The centre was named after Neville Talbot’s brother, Gilbert, who was killed in the first German flame attack on Sanctuary Wood. Both Neville and Gilbert were sons of the Bishop of Winchester.
Talbot House, refuge of thousands of war-weary British Tommies of all ranks and backgrounds, became in the signallers’ abbreviations of the time “Toc H.”
Since those days, the organisation has extended its activities, and there are Talbot Houses all over the world.
A Toc H lamp—© The Trustees of the British Museum:
2-: From 50 years of Toc H, by Margaret Cooper, published in The Birmingham Post (Birmingham, Warwickshire, England) of Saturday 9th October 1965:
It is a movement which is difficult to define. […] It has […] been responsible for the cursory description of people whose wits are not all that strong—“As dim as a Toc H lamp.”
Small groups still meet regularly throughout the country and, what is more important, attract young people.
They hold their symbolic ceremony of the lamps at the beginning. But this is kept short. The lighting of the lamp, a replica of those used by the early Christians in the catacombs of Rome, with the double cross of Lorraine on its handle, is the signal for all to stand in silence. “The Silence of Remembrance.” Then having shone in the darkness, so to speak, the light is darkened again.
Just a short ceremony; anything more would turn Toc H into a senior Sunday school. Members do object to the “Dim as a Toc H lamp” simile, because their lamp is not supposed to be as bright as a 100-watt bulb, only a light shining in the darkness.
3-: From It wasn’t the bell being tolled that told the band it was Christmas, a short story by Michael Dineen about the Hale and Rowley Foundry Prize Silver Band, published in The Birmingham Post (Birmingham, Warwickshire, England) of Thursday 24th December 1970:
“’Ark the ’Erald Angels Sing,” announced Albert quietly, blowing a “C” on his euphonium. The band grouped itself roughly round the lantern they always carried. Around them new semi-detached houses winked and glittered with seasonal window trimmings. But doors, hung with holly wreaths and red ribbon, remained shut. Mid-verse, Albert paused, tapped the unemployed triangelist [sic] on the shoulder and said: “Off yer go, kid. Throw ’em a salute and wish ’em a merry Christmas and ’old out the box like I told yer.”

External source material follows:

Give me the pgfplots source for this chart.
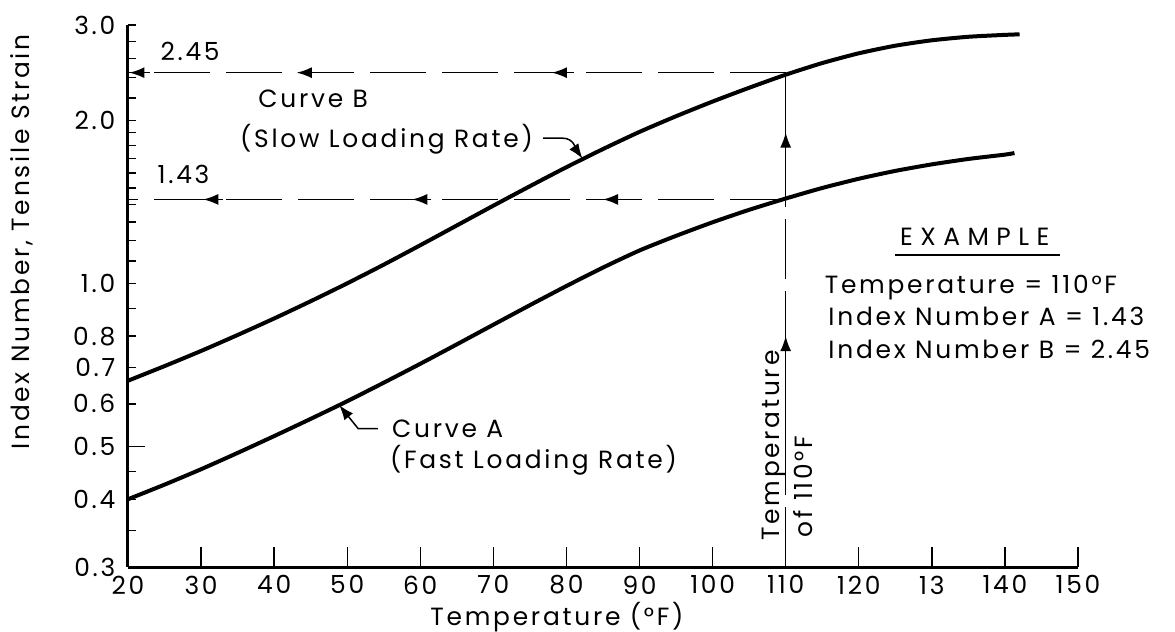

Albert shook his head sadly before resuming his music: “Dim as a Toc H lamp,” he muttered. “And that’s not a bad idea, either. We’ll do the Toc H next, then the YMCA, then the British Legion, then the RAFA Club . . .”
3 thoughts on “‘(as) dim as a Toc H lamp’: meaning and origin”
I understood that Toc H distributed special low-light reading lamps to soldiers, so that they would have something bright enough to read by, but not so bright that they would provide a target to enemy snipers.
I really don’t know.
If what you’ve written is true, I suppose that Edward Fraser and John Gibbons would have mentioned it in their dictionary, Soldier and Sailor Words and Phrases (London: George Routledge and Sons, Ltd., 1925).
But they only mention Talbot House. Toc H lamps seem to have appeared after the First World War.
If you had been in the army, one of the first things you would have been shown was how bright the light of a cigarette shines out in the pitch darkness. Even in a cupped hand, the light would still show. And striking a match would have been far worse!
There is no way that Tommies would have been allowed to have a light of any kind in the trenches unless they were inside deep cover.